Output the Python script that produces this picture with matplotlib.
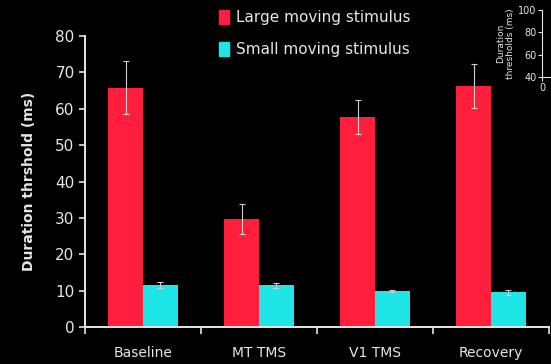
import numpy as np
import matplotlib
matplotlib.use("Agg")
import matplotlib.pyplot as plt
from matplotlib.patches import Patch

conditions = ["Baseline", "MT TMS", "V1 TMS", "Recovery"]
large_mean = [65.8, 29.7, 57.7, 66.2]
large_err = [7.2, 4.2, 4.7, 6.0]
small_mean = [11.6, 11.5, 9.8, 9.5]
small_err = [0.8, 0.7, 0.3, 0.6]

# stray axis from a neighbouring panel, cropped in the top-right corner
inset_ticks = [40, 60, 80, 100]

RED = "#ff1e3c"
CYAN = "#1ee6e6"
FG = "#e6e6e6"

fig = plt.figure(figsize=(5.51, 3.64), dpi=100, facecolor="black")
ax = fig.add_axes([85 / 551, 37 / 364, 464 / 551, 291 / 364], facecolor="black")

x = np.arange(len(conditions))
w = 0.3
ax.bar(x - w / 2, large_mean, w, color=RED, label="Large moving stimulus")
ax.bar(x + w / 2, small_mean, w, color=CYAN, label="Small moving stimulus")
ax.errorbar(x - w / 2, large_mean, yerr=large_err, fmt="none", ecolor="#cfcfcf",
            elinewidth=0.8, capsize=2.5, capthick=0.8)
ax.errorbar(x + w / 2, small_mean, yerr=small_err, fmt="none", ecolor="#cfcfcf",
            elinewidth=0.8, capsize=2.5, capthick=0.8)

ax.set_xlim(-0.5, 3.5)
ax.set_ylim(0, 80)
ax.set_yticks(range(0, 81, 10))
ax.set_xticks(x)
ax.set_xticklabels(conditions, color=FG, fontsize=10)
ax.tick_params(axis="x", which="major", length=0, pad=14)
ax.set_xticks(np.arange(-0.5, 4, 1), minor=True)
ax.tick_params(axis="x", which="minor", length=5, color=FG, width=1.2)
ax.tick_params(axis="y", colors=FG, labelsize=11, length=4, width=1.2)

for side in ["top", "right"]:
    ax.spines[side].set_visible(False)
for side in ["left", "bottom"]:
    ax.spines[side].set_color(FG)
    ax.spines[side].set_linewidth(1.4)

ax.set_ylabel("Duration thrshold (ms)", color=FG, fontsize=10, fontweight="bold", labelpad=14)

handles = [Patch(color=RED), Patch(color=CYAN)]
fig.legend(handles, ["Large moving stimulus", "Small moving stimulus"],
           loc="upper left", bbox_to_anchor=(205 / 551, 1.01), frameon=False,
           labelcolor=FG, fontsize=11, handlelength=0.7, handleheight=1.0,
           handletextpad=0.4, labelspacing=1.1)

# cropped neighbouring panel
ins = fig.add_axes([542 / 551, (364 - 77) / 364, 0.05, 67 / 364], facecolor="black")
ins.set_ylim(40, 100)
ins.set_yticks(inset_ticks)
ins.set_xticks([0])
ins.tick_params(colors=FG, labelsize=7, length=3, pad=1)
for side in ["top", "right"]:
    ins.spines[side].set_visible(False)
for side in ["left", "bottom"]:
    ins.spines[side].set_color(FG)
ins.set_ylabel("Duration\nthresholds (ms)", color=FG, fontsize=6.5, labelpad=2)

fig.savefig("out.png", dpi=100, facecolor="black")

————————

_Requirements_
Restate the data word for word from its first line through the line with "handletextpad=0.4, labelspacing=1.1)", leaving out any picture along the way.

_Solution to this problem_
Output the Python script that produces this picture with matplotlib.
import numpy as np
import matplotlib
matplotlib.use("Agg")
import matplotlib.pyplot as plt
from matplotlib.patches import Patch

conditions = ["Baseline", "MT TMS", "V1 TMS", "Recovery"]
large_mean = [65.8, 29.7, 57.7, 66.2]
large_err = [7.2, 4.2, 4.7, 6.0]
small_mean = [11.6, 11.5, 9.8, 9.5]
small_err = [0.8, 0.7, 0.3, 0.6]

# stray axis from a neighbouring panel, cropped in the top-right corner
inset_ticks = [40, 60, 80, 100]

RED = "#ff1e3c"
CYAN = "#1ee6e6"
FG = "#e6e6e6"

fig = plt.figure(figsize=(5.51, 3.64), dpi=100, facecolor="black")
ax = fig.add_axes([85 / 551, 37 / 364, 464 / 551, 291 / 364], facecolor="black")

x = np.arange(len(conditions))
w = 0.3
ax.bar(x - w / 2, large_mean, w, color=RED, label="Large moving stimulus")
ax.bar(x + w / 2, small_mean, w, color=CYAN, label="Small moving stimulus")
ax.errorbar(x - w / 2, large_mean, yerr=large_err, fmt="none", ecolor="#cfcfcf",
            elinewidth=0.8, capsize=2.5, capthick=0.8)
ax.errorbar(x + w / 2, small_mean, yerr=small_err, fmt="none", ecolor="#cfcfcf",
            elinewidth=0.8, capsize=2.5, capthick=0.8)

ax.set_xlim(-0.5, 3.5)
ax.set_ylim(0, 80)
ax.set_yticks(range(0, 81, 10))
ax.set_xticks(x)
ax.set_xticklabels(conditions, color=FG, fontsize=10)
ax.tick_params(axis="x", which="major", length=0, pad=14)
ax.set_xticks(np.arange(-0.5, 4, 1), minor=True)
ax.tick_params(axis="x", which="minor", length=5, color=FG, width=1.2)
ax.tick_params(axis="y", colors=FG, labelsize=11, length=4, width=1.2)

for side in ["top", "right"]:
    ax.spines[side].set_visible(False)
for side in ["left", "bottom"]:
    ax.spines[side].set_color(FG)
    ax.spines[side].set_linewidth(1.4)

ax.set_ylabel("Duration thrshold (ms)", color=FG, fontsize=10, fontweight="bold", labelpad=14)

handles = [Patch(color=RED), Patch(color=CYAN)]
fig.legend(handles, ["Large moving stimulus", "Small moving stimulus"],
           loc="upper left", bbox_to_anchor=(205 / 551, 1.01), frameon=False,
           labelcolor=FG, fontsize=11, handlelength=0.7, handleheight=1.0,
           handletextpad=0.4, labelspacing=1.1)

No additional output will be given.